■ Data for the task
# # # #

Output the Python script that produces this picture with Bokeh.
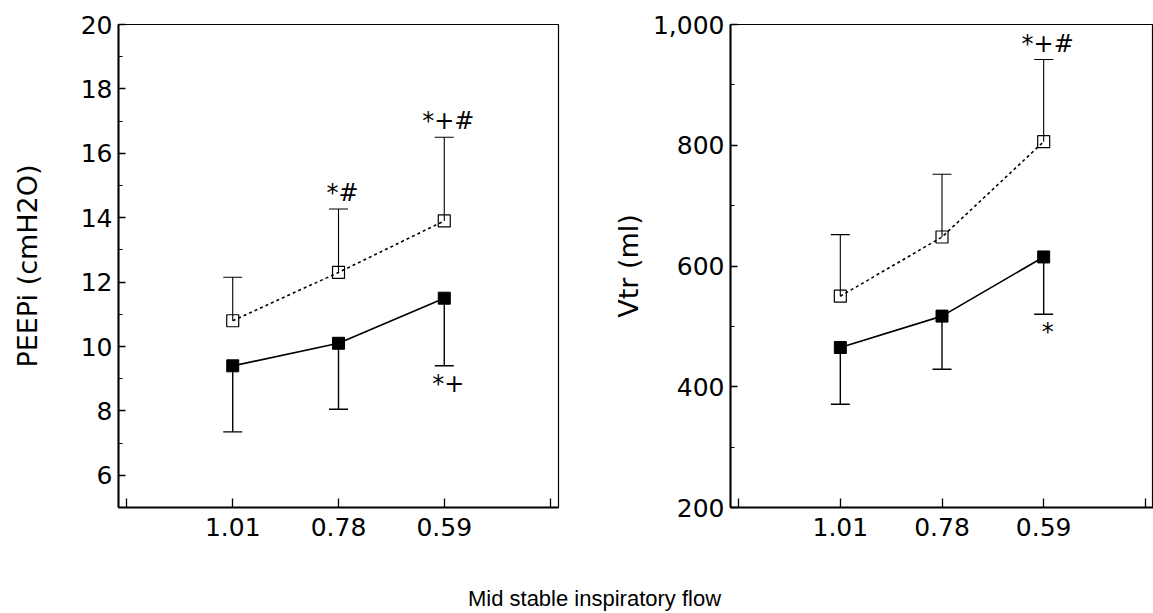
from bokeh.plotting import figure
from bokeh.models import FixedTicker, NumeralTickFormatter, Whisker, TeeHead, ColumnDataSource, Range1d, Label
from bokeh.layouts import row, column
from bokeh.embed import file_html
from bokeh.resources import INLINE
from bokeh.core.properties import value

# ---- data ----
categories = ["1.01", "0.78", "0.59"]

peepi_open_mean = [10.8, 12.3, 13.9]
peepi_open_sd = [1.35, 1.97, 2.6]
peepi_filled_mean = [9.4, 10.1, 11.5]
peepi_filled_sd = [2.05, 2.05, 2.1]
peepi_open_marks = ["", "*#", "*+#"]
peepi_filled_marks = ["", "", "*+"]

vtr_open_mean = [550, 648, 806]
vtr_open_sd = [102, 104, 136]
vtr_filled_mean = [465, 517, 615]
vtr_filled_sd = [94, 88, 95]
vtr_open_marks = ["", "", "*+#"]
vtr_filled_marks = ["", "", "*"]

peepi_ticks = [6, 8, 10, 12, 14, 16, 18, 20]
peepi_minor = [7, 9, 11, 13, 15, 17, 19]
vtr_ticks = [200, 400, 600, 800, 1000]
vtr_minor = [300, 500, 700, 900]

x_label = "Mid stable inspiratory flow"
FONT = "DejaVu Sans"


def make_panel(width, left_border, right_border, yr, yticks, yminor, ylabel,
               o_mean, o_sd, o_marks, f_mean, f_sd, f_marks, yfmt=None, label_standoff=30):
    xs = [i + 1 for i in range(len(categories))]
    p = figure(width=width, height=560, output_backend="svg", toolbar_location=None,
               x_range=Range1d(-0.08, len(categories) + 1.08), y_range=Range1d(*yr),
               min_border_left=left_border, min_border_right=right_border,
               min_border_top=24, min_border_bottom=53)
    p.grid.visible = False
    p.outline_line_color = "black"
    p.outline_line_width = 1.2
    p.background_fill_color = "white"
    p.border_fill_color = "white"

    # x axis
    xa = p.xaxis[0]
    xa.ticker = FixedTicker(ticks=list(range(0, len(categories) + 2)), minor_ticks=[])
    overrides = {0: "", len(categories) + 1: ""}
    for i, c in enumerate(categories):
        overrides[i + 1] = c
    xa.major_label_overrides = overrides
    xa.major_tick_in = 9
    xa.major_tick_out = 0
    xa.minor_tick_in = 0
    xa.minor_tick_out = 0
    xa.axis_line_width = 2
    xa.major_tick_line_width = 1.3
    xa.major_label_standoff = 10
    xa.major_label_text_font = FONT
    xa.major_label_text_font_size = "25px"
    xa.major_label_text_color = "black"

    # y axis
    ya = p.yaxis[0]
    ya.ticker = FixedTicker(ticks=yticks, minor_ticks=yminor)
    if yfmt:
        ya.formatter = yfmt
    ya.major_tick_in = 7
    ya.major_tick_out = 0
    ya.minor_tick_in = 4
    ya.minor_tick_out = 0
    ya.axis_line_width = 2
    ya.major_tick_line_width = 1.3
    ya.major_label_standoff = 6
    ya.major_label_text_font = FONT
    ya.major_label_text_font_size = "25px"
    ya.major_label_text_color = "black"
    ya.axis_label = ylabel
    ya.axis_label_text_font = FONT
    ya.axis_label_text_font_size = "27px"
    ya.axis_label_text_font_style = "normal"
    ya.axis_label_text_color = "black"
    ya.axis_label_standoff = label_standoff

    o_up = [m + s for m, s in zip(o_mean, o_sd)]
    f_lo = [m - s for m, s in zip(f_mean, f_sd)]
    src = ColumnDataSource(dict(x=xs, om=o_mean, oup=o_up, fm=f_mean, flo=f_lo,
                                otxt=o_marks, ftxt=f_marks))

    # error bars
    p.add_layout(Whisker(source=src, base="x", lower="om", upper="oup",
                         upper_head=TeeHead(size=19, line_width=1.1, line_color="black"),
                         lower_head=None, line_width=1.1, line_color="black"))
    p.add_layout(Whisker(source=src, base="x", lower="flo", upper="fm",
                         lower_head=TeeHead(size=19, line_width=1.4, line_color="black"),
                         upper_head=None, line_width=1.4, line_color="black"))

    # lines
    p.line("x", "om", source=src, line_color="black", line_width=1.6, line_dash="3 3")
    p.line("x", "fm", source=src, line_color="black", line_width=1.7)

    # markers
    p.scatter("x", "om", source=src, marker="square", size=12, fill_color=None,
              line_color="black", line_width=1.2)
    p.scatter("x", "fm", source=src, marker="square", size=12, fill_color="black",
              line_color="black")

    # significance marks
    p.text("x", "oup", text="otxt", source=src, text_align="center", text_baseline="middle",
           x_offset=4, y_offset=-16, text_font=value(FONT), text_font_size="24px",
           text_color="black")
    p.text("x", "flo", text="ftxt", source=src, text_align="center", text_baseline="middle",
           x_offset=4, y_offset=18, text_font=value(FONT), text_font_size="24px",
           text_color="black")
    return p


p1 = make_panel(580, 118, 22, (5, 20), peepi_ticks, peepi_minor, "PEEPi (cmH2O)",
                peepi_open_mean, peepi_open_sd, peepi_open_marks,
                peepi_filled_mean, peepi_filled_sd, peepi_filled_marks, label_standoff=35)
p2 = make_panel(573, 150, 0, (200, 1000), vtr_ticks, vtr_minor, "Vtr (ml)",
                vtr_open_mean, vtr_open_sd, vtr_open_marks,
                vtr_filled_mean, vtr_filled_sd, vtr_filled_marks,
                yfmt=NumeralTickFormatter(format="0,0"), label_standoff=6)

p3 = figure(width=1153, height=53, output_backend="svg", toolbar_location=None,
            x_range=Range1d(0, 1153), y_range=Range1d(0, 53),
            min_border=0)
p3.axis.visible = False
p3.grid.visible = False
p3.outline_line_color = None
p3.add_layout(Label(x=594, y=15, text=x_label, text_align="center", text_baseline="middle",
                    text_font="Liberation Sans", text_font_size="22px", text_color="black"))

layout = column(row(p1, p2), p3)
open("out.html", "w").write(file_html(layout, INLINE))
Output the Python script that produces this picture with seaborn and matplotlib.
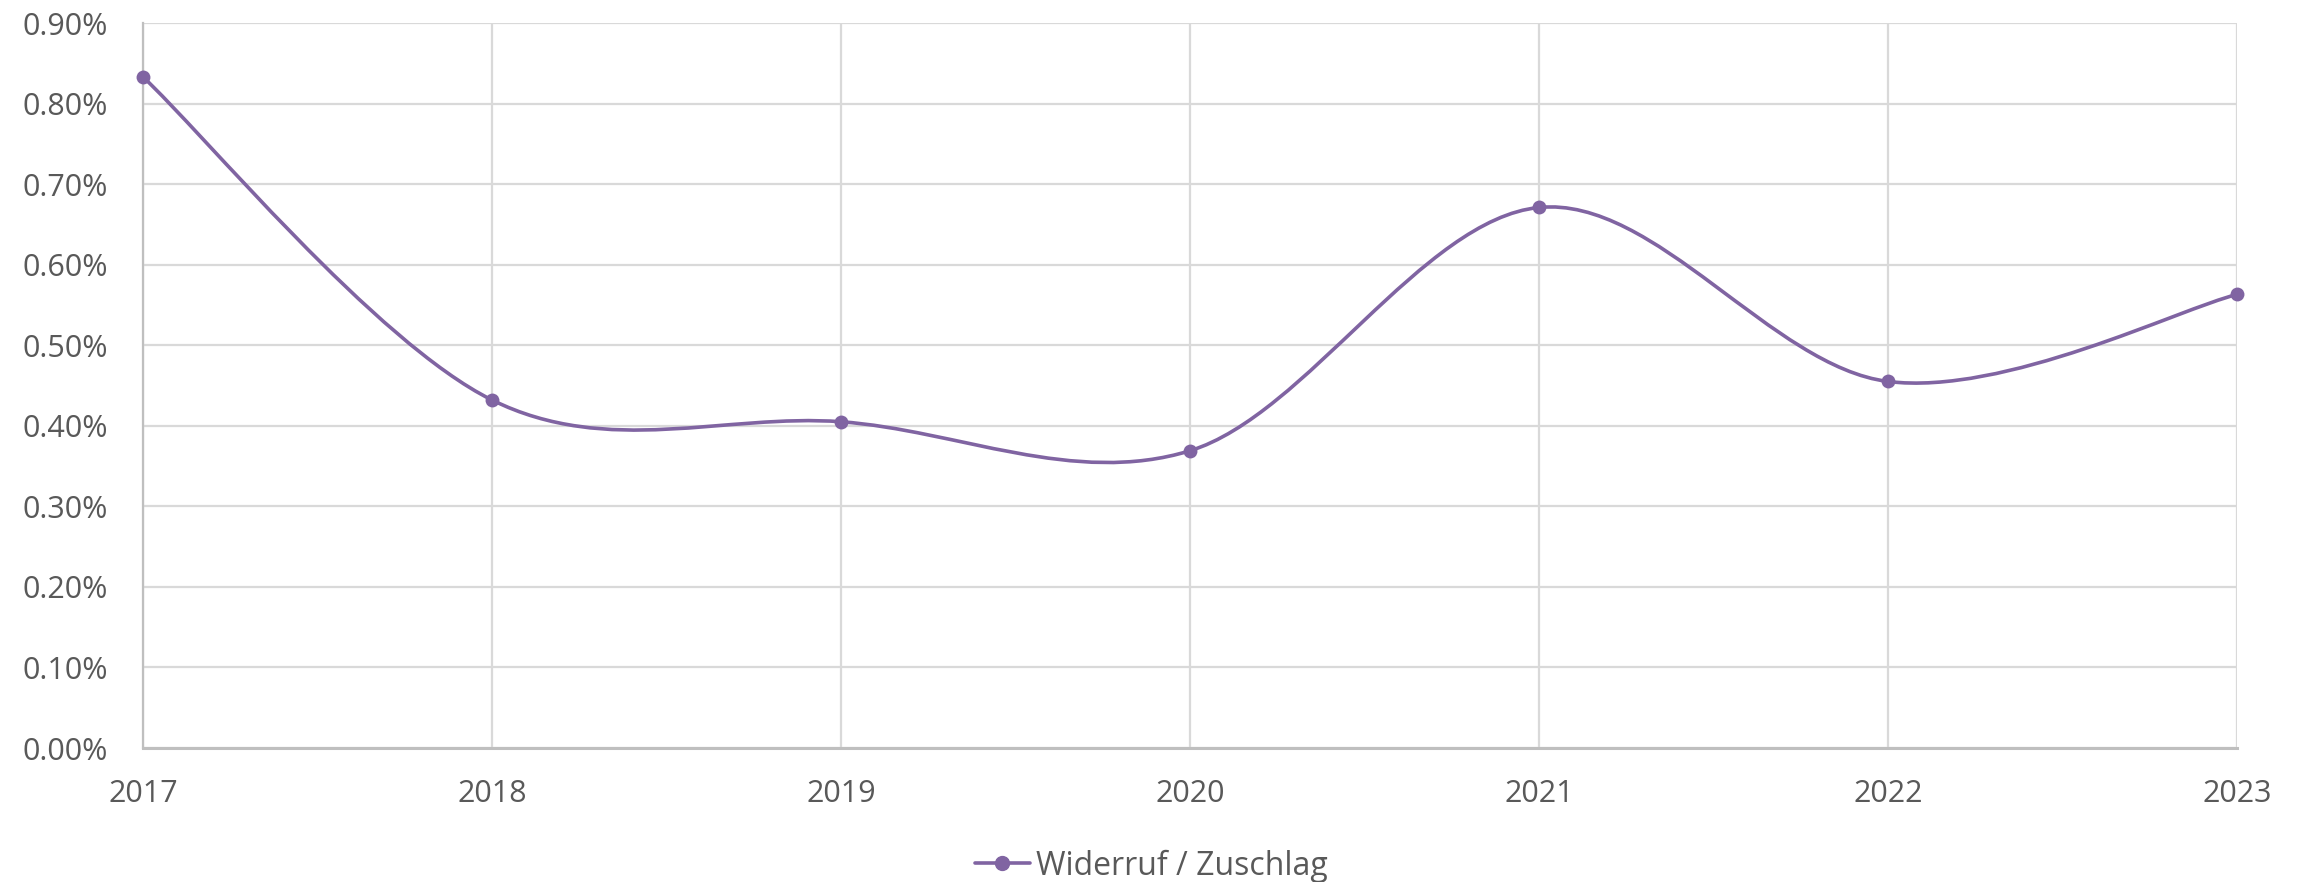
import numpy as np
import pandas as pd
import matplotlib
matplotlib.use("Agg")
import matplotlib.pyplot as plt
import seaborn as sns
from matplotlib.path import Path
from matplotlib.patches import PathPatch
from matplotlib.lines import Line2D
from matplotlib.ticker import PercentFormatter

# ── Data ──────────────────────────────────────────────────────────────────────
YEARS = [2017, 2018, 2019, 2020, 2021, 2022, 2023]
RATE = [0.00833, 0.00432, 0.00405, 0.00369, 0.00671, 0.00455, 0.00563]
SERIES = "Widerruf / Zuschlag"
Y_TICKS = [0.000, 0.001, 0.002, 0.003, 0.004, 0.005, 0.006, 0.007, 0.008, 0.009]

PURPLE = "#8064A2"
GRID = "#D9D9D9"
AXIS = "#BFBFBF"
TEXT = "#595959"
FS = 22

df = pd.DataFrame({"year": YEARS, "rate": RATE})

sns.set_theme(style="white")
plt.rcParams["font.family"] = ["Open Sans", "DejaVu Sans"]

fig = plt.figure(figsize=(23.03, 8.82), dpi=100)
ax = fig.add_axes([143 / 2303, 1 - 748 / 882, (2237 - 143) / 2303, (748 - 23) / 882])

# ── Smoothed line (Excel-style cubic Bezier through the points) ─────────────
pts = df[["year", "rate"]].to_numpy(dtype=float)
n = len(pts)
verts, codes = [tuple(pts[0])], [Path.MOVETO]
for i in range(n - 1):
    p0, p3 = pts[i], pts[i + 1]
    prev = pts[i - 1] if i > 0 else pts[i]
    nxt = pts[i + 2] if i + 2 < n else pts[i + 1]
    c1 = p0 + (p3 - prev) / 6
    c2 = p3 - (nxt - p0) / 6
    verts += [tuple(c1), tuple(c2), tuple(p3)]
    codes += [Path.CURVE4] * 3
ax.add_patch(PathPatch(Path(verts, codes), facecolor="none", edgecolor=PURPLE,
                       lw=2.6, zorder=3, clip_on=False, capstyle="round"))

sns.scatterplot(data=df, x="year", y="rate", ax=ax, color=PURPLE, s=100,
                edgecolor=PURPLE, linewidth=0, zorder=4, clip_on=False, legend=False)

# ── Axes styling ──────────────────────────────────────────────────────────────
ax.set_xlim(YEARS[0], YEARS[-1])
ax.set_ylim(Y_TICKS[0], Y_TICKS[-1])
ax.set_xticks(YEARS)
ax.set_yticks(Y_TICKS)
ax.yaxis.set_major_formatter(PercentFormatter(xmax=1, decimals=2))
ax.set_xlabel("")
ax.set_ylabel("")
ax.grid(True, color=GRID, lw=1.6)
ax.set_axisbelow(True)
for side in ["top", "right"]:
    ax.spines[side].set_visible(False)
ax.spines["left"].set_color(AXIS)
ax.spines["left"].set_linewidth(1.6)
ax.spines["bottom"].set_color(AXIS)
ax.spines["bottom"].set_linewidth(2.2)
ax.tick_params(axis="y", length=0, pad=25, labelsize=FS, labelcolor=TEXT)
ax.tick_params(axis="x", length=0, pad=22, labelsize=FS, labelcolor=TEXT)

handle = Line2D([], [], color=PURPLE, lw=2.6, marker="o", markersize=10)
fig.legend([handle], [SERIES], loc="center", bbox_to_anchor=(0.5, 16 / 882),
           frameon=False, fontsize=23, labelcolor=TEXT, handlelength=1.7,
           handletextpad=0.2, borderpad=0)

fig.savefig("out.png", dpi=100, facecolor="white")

# # # #

Drop the images and output only the lines from the one that contains "Output the Python script that produces this picture with seaborn" to the one that contains "from matplotlib.ticker import", both included.

■ Result of this exercise
Output the Python script that produces this picture with seaborn and matplotlib.
import numpy as np
import pandas as pd
import matplotlib
matplotlib.use("Agg")
import matplotlib.pyplot as plt
import seaborn as sns
from matplotlib.path import Path
from matplotlib.patches import PathPatch
from matplotlib.lines import Line2D
from matplotlib.ticker import PercentFormatter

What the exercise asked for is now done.